We discussed the influence of criticism and aesthetic theory (M. P. Paul, Kesari Balakrishna Pillai, and Joseph Muntasseri) on modern writers who came to be known as the progressives. Critical activity at the turn of the twentieth century was limited to delineations of two primary Indian classical notions of rasa (mood, aesthetic pleasure, reader response) and dhvani (suggestion, tone, intentionality) and their variants anumanam, riti, alamkaram, gunam, ouchityam, and vakrokthi codified in classical Sanskrit texts composed between the sixth and seventeenth centuries.

Even after the flood of European criticism, a small group of critics has continued to write primarily on the basis of Indian literary theories. The best example of such an approach is Kuttikrishna Marar, whose classical scholarship and dense Sanskritized prose performance, notably in his 1950 classic Bharatha Paryadanam (A Journey through Mahabharatha), dazzled readers and elevated the status of critical writing. His works, such as Sahitya Vidya (On Literary Technique), Hasasahityam (On Humor), and his selected critical essays “Kala Jeevithan Thanne” (On the Purpose of Literature), have enabled Malayalam literature to keep itself grounded in the Indian traditions. A writer with greater range in both Indian and European traditions is Nityachaitanya Yati. Among his dozens of philosophical works, his two critiques of Kumaran Asan’s poetry, Nalini Enna Kavya Shilpam and Duravastha: Oru Patanam, demonstrate the continuing relevance of the Indian aesthetic approach.

As a continuation of the legacy of both critical traditions, a new generation of younger critics capable of developing a postmodern critical practice seems to be emerging. They seem to be attempting to harmonize the Western avantgarde criticism and the Indian traditional aesthetics to create a new critical methodology. Notable among this group are V. C. Sreejan and Asha Menon, whose writings are highly poetic and Sanskritized; their first books are fastidious explorations of our literature and culture in the context of postmodernist, postcolonial world writing.

Major Critics and Prose Writers

A survey of a century of critical prose in Malayalam should at least name the following writers and the areas they have enriched. Sardar K. M. Panikker’s work in politics and the history of Western dominance is internationally known. The prolific historical and philosophical output of the Marxist leader E.M.S. Namboothiripad and K. Damodaran will continue to have national relevance. The Montaignesque essays of Sanjayan and E. V. Krishna Pillai will go down in literary history as the best prose works of the century. Kottarathil Sankunni’s eight-volume work on Kerala mythology and Vettom Mani’s voluminous philological and lexicographical works will be difficult to replace. The philosophical work of Narayana Guru, Chattambi Swamikal, and Nityachaitanya Yati will become part of our great tradition.
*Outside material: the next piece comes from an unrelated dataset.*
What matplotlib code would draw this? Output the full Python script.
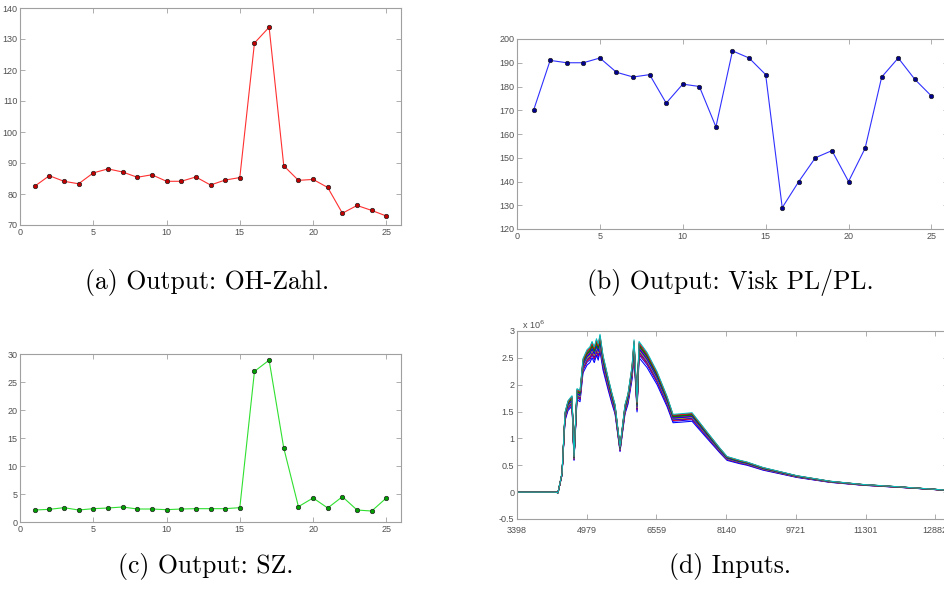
import matplotlib
matplotlib.use("Agg")
import matplotlib.pyplot as plt
import numpy as np

# --- quality outputs per sample (25 samples) ---
sample = np.arange(1, 26)

oh_zahl = [82.5, 85.9, 84.1, 83.3, 86.8, 88.1, 87.1, 85.4, 86.2, 84.1,
           84.1, 85.5, 82.9, 84.5, 85.3, 128.7, 133.8, 89.1, 84.4, 84.7,
           82.1, 73.8, 76.3, 74.7, 72.9]

visk = [170, 191, 190, 190, 192, 186, 184, 185, 173, 181,
        180, 163, 195, 192, 185, 129, 140, 150, 153, 140,
        154, 184, 192, 183, 176]

sz = [2.14, 2.26, 2.56, 2.14, 2.38, 2.5, 2.68, 2.32, 2.32, 2.2,
      2.32, 2.38, 2.38, 2.38, 2.56, 26.9, 28.9, 13.2, 2.74, 4.29,
      2.5, 4.52, 2.14, 1.96, 4.29]

# --- input spectra: mean profile (x 10^6) and per-sample gain ---
wavenumber = [3398, 4260, 4328, 4419, 4487, 4555, 4645, 4691, 4759, 4827,
              4895, 4986, 5050, 5100, 5150, 5200, 5240, 5280, 5348, 5462,
              5553, 5621, 5734, 5847, 5915, 6006, 6052, 6120, 6165, 6346,
              6573, 6800, 6936, 7095, 7367, 7707, 8002, 8161, 8456, 8614,
              8977, 9748, 10497, 11245, 12016, 13170]
intensity = [0.0, 0.0, -0.01, 0.35, 1.46, 1.67, 1.76, 0.65, 1.89, 1.85,
             2.44, 2.6, 2.65, 2.75, 2.65, 2.8, 2.7, 2.88, 2.5, 2.1,
             1.8, 1.6, 0.83, 1.6, 1.8, 2.3, 2.78, 1.64, 2.75, 2.55,
             2.2, 1.75, 1.42, 1.43, 1.45, 1.1, 0.8, 0.65, 0.58, 0.55,
             0.45, 0.3, 0.2, 0.14, 0.1, 0.035]
sample_gain = [0.91, 0.97, 0.95, 0.99, 0.96, 0.98, 0.97, 0.93, 0.99, 0.94,
               1.0, 0.98, 0.96, 0.98, 0.95, 0.99, 0.97, 1.01, 0.98, 0.96,
               1.0, 0.97, 0.99, 1.01, 1.02]
spec_ticks = [3398, 4979, 6559, 8140, 9721, 11301, 12882]

# old MATLAB colour order
matlab_colors = [(0, 0, 1), (0, 0.5, 0), (1, 0, 0), (0, 0.75, 0.75),
                 (0.75, 0, 0.75), (0.75, 0.75, 0), (0.25, 0.25, 0.25)]

W, H = 945, 595
frame_col = "#a0a0a0"
tick_col = "#505050"


def px_axes(fig, left, top, right, bottom):
    return fig.add_axes([left / W, 1 - bottom / H, (right - left) / W, (bottom - top) / H])


def matlab_style(ax):
    for s in ax.spines.values():
        s.set_color(frame_col)
        s.set_linewidth(0.8)
    ax.tick_params(direction="in", length=3.5, width=0.6, color=frame_col,
                   labelsize=6.5, labelcolor=tick_col, top=True, right=True, pad=2)
    for lab in ax.get_xticklabels() + ax.get_yticklabels():
        lab.set_family("Liberation Sans")


def series_panel(ax, y, line_col, mark_col, ylim, yticks):
    ax.plot(sample, y, "-", color=line_col, lw=0.8, zorder=2)
    ax.plot(sample, y, "o", ms=3.2, mfc=mark_col, mec="#202020", mew=0.5, zorder=3)
    ax.set_xlim(0, 26)
    ax.set_ylim(*ylim)
    ax.set_xticks([0, 5, 10, 15, 20, 25])
    ax.set_yticks(yticks)
    matlab_style(ax)


fig = plt.figure(figsize=(W / 100, H / 100), dpi=100)

ax_a = px_axes(fig, 20, 8, 401, 225)
series_panel(ax_a, oh_zahl, "#ff3030", "#c00000", (70, 140), range(70, 141, 10))

ax_b = px_axes(fig, 517, 39, 948, 229)
series_panel(ax_b, visk, "#3030ff", "#000090", (120, 200), range(120, 201, 10))

ax_c = px_axes(fig, 20, 354, 401, 522)
series_panel(ax_c, sz, "#30e030", "#00a000", (0, 30), range(0, 31, 5))

ax_d = px_axes(fig, 517, 331, 948, 519)
for i, g in enumerate(sample_gain):
    ax_d.plot(wavenumber, np.array(intensity) * g, color=matlab_colors[i % 7], lw=0.75)
ax_d.set_xlim(3398, 13170)
ax_d.set_ylim(-0.5, 3)
ax_d.set_xticks(spec_ticks)
ax_d.set_yticks([-0.5, 0, 0.5, 1, 1.5, 2, 2.5, 3])
ax_d.set_yticklabels(["-0.5", "0", "0.5", "1", "1.5", "2", "2.5", "3"])
matlab_style(ax_d)
ax_d.tick_params(axis="x", pad=5)
ax_d.text(0.012, 1.0, r"x 10$^6$", transform=ax_d.transAxes, fontsize=6.5,
          color=tick_col, family="Liberation Sans", ha="left", va="bottom")

captions = [("(a) Output: OH-Zahl.", 207, 283),
            ("(b) Output: Visk PL/PL.", 730, 283),
            ("(c) Output: SZ.", 206, 567),
            ("(d) Inputs.", 730, 567)]
for txt, cx, cy in captions:
    fig.text(cx / W, 1 - cy / H, txt, family="cmr10", fontsize=18.5,
             ha="center", va="center", color="black")

fig.savefig("out.png", dpi=100)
Among those who made lasting contributions to criticism and prose writings, the following writers deserve mention: P. K. Parameswaran Nair’s biographies of Gandhi and Voltaire, I. C. Chacko’s work on linguistics, K. P. Kesava Menon’s life of Christ, K. Raghavan Pillai’s work on existentialism, M. Achu-than’s monumental studies in Western literary theory and the history of the short story in Malayalam, K. M. Tharakan’s work on the novel, M. Mukundan’s essays on modernism, K. T. Rama Varma’s historical survey of Western art, Ayyappa Paniker’s collections of essays on English and Malayalam literature, Sukumar Azhikode’s work on literature and Vedanta, S. K. Nair’s literary memoirs, M. George’s philological studies and comparativist approach to Indian regional literatures, Sebastian Kappen’s seminal book on liberation theology for the Indian context, K. Venu’s theoretical speculations on a Marxist-Leninist revolution for the Kerala working class, Ajitha’s memoir about her failed experiments with that revolution, K. P. Appan’s provocative essays on European modernist writers, Mathew Kuzhiveli’s work on children’s literature, P. K. Ba-lakrishnan’s critical works on the Western novel and Kerala historiography, Ponjikkara Rafi and Sabina Rafi’s reflections on counterculture, Chummar Chundal’s work on folklore, Krishna Chaitanya’s monumental literary histories and cultural critiques, the psychological criticism of M. Lilavathy, and, of course, the personality of M. Krishnan Nair, the columnist who has been publishing a weekly almanac of the literary world for over a quarter of a century. He has been provoking writers and entertaining readers by assessing the week’s literary output after comparing them with his usual touchstones: Borges, Garcia-Marquez, Foucault, and Carl Jung. Considered an enemy of every writer in the land, his column, although glib, has brought Malayalam readers and writers closer to an awareness of our existence as part of two larger categories, Indian literature and world literature.